YOUR INSTRUCTIONS: All of the lines below are to be printed again exactly; images are excluded from the output.

RECORD SET:

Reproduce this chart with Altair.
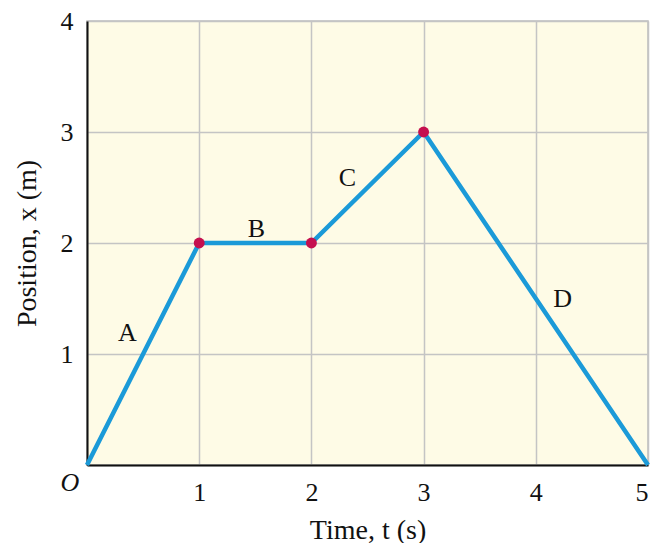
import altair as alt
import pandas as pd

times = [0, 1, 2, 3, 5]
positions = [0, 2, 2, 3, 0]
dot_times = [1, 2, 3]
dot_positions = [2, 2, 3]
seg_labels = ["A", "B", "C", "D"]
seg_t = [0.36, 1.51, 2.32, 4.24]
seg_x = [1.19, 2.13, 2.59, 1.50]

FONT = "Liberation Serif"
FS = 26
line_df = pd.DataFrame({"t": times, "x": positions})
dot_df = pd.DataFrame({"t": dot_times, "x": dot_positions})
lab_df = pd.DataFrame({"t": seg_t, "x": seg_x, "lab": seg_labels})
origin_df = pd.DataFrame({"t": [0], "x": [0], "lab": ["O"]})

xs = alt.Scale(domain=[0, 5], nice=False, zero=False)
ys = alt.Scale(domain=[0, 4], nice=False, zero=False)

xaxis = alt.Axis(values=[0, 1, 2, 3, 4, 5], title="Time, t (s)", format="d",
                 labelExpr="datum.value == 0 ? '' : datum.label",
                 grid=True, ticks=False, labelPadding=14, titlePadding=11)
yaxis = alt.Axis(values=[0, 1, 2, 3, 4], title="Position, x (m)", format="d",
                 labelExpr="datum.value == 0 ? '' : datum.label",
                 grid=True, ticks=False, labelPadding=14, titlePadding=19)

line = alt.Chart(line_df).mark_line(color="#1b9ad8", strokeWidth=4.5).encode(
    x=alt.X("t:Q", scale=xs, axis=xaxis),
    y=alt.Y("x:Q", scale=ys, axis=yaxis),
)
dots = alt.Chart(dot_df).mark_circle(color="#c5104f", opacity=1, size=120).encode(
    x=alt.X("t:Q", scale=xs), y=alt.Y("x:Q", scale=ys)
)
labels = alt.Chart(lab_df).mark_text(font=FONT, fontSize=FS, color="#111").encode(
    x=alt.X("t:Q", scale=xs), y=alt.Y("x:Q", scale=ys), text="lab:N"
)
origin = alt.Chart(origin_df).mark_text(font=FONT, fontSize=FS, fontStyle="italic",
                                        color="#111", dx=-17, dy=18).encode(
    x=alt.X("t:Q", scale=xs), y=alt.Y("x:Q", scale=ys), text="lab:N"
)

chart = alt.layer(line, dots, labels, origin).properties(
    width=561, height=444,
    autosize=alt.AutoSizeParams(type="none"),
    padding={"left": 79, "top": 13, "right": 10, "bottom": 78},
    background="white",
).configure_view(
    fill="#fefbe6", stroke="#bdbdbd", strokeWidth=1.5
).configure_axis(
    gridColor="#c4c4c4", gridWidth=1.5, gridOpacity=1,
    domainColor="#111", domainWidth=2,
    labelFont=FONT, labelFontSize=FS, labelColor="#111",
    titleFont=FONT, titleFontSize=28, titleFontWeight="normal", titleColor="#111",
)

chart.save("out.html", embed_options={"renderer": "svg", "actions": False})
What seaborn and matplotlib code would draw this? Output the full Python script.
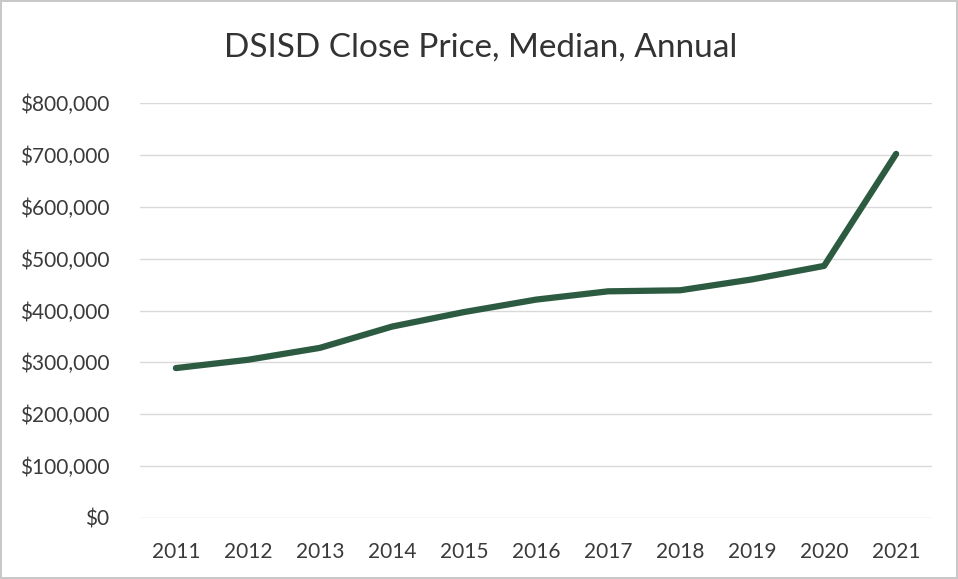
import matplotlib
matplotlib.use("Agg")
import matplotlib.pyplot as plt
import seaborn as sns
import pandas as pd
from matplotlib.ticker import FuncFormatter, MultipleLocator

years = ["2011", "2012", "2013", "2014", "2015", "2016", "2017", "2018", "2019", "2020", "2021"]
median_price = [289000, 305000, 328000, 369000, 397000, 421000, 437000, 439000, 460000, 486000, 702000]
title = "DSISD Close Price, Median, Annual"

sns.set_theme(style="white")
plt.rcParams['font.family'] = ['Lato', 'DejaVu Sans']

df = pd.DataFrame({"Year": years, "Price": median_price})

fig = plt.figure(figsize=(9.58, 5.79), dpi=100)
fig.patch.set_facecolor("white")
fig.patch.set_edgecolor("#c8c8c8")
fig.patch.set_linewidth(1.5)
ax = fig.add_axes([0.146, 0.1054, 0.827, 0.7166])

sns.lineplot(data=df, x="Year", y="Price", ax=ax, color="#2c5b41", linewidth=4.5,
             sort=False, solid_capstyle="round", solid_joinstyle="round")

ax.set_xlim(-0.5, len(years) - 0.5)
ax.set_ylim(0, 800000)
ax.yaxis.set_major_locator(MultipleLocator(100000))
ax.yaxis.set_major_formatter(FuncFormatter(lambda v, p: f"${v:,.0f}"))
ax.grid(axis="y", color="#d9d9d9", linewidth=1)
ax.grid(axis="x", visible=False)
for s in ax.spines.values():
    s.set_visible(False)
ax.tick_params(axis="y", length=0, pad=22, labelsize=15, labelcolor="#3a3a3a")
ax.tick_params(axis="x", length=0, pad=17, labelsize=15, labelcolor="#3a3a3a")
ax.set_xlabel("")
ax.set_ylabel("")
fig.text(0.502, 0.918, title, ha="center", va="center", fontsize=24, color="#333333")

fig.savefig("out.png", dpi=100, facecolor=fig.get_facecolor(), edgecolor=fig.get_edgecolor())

TASK RESULT:
Reproduce this chart with Altair.
import altair as alt
import pandas as pd

times = [0, 1, 2, 3, 5]
positions = [0, 2, 2, 3, 0]
dot_times = [1, 2, 3]
dot_positions = [2, 2, 3]
seg_labels = ["A", "B", "C", "D"]
seg_t = [0.36, 1.51, 2.32, 4.24]
seg_x = [1.19, 2.13, 2.59, 1.50]

FONT = "Liberation Serif"
FS = 26
line_df = pd.DataFrame({"t": times, "x": positions})
dot_df = pd.DataFrame({"t": dot_times, "x": dot_positions})
lab_df = pd.DataFrame({"t": seg_t, "x": seg_x, "lab": seg_labels})
origin_df = pd.DataFrame({"t": [0], "x": [0], "lab": ["O"]})

xs = alt.Scale(domain=[0, 5], nice=False, zero=False)
ys = alt.Scale(domain=[0, 4], nice=False, zero=False)

xaxis = alt.Axis(values=[0, 1, 2, 3, 4, 5], title="Time, t (s)", format="d",
                 labelExpr="datum.value == 0 ? '' : datum.label",
                 grid=True, ticks=False, labelPadding=14, titlePadding=11)
yaxis = alt.Axis(values=[0, 1, 2, 3, 4], title="Position, x (m)", format="d",
                 labelExpr="datum.value == 0 ? '' : datum.label",
                 grid=True, ticks=False, labelPadding=14, titlePadding=19)

line = alt.Chart(line_df).mark_line(color="#1b9ad8", strokeWidth=4.5).encode(
    x=alt.X("t:Q", scale=xs, axis=xaxis),
    y=alt.Y("x:Q", scale=ys, axis=yaxis),
)
dots = alt.Chart(dot_df).mark_circle(color="#c5104f", opacity=1, size=120).encode(
    x=alt.X("t:Q", scale=xs), y=alt.Y("x:Q", scale=ys)
)
labels = alt.Chart(lab_df).mark_text(font=FONT, fontSize=FS, color="#111").encode(
    x=alt.X("t:Q", scale=xs), y=alt.Y("x:Q", scale=ys), text="lab:N"
)
origin = alt.Chart(origin_df).mark_text(font=FONT, fontSize=FS, fontStyle="italic",
                                        color="#111", dx=-17, dy=18).encode(
    x=alt.X("t:Q", scale=xs), y=alt.Y("x:Q", scale=ys), text="lab:N"
)

chart = alt.layer(line, dots, labels, origin).properties(
    width=561, height=444,
    autosize=alt.AutoSizeParams(type="none"),
    padding={"left": 79, "top": 13, "right": 10, "bottom": 78},
    background="white",
).configure_view(
    fill="#fefbe6", stroke="#bdbdbd", strokeWidth=1.5
).configure_axis(
    gridColor="#c4c4c4", gridWidth=1.5, gridOpacity=1,
    domainColor="#111", domainWidth=2,
    labelFont=FONT, labelFontSize=FS, labelColor="#111",
    titleFont=FONT, titleFontSize=28, titleFontWeight="normal", titleColor="#111",
)

chart.save("out.html", embed_options={"renderer": "svg", "actions": False})
What seaborn and matplotlib code would draw this? Output the full Python script.
import matplotlib
matplotlib.use("Agg")
import matplotlib.pyplot as plt
import seaborn as sns
import pandas as pd
from matplotlib.ticker import FuncFormatter, MultipleLocator

years = ["2011", "2012", "2013", "2014", "2015", "2016", "2017", "2018", "2019", "2020", "2021"]
median_price = [289000, 305000, 328000, 369000, 397000, 421000, 437000, 439000, 460000, 486000, 702000]
title = "DSISD Close Price, Median, Annual"

sns.set_theme(style="white")
plt.rcParams['font.family'] = ['Lato', 'DejaVu Sans']

df = pd.DataFrame({"Year": years, "Price": median_price})

fig = plt.figure(figsize=(9.58, 5.79), dpi=100)
fig.patch.set_facecolor("white")
fig.patch.set_edgecolor("#c8c8c8")
fig.patch.set_linewidth(1.5)
ax = fig.add_axes([0.146, 0.1054, 0.827, 0.7166])

sns.lineplot(data=df, x="Year", y="Price", ax=ax, color="#2c5b41", linewidth=4.5,
             sort=False, solid_capstyle="round", solid_joinstyle="round")

ax.set_xlim(-0.5, len(years) - 0.5)
ax.set_ylim(0, 800000)
ax.yaxis.set_major_locator(MultipleLocator(100000))
ax.yaxis.set_major_formatter(FuncFormatter(lambda v, p: f"${v:,.0f}"))
ax.grid(axis="y", color="#d9d9d9", linewidth=1)
ax.grid(axis="x", visible=False)
for s in ax.spines.values():
    s.set_visible(False)
ax.tick_params(axis="y", length=0, pad=22, labelsize=15, labelcolor="#3a3a3a")
ax.tick_params(axis="x", length=0, pad=17, labelsize=15, labelcolor="#3a3a3a")
ax.set_xlabel("")
ax.set_ylabel("")
fig.text(0.502, 0.918, title, ha="center", va="center", fontsize=24, color="#333333")

fig.savefig("out.png", dpi=100, facecolor=fig.get_facecolor(), edgecolor=fig.get_edgecolor())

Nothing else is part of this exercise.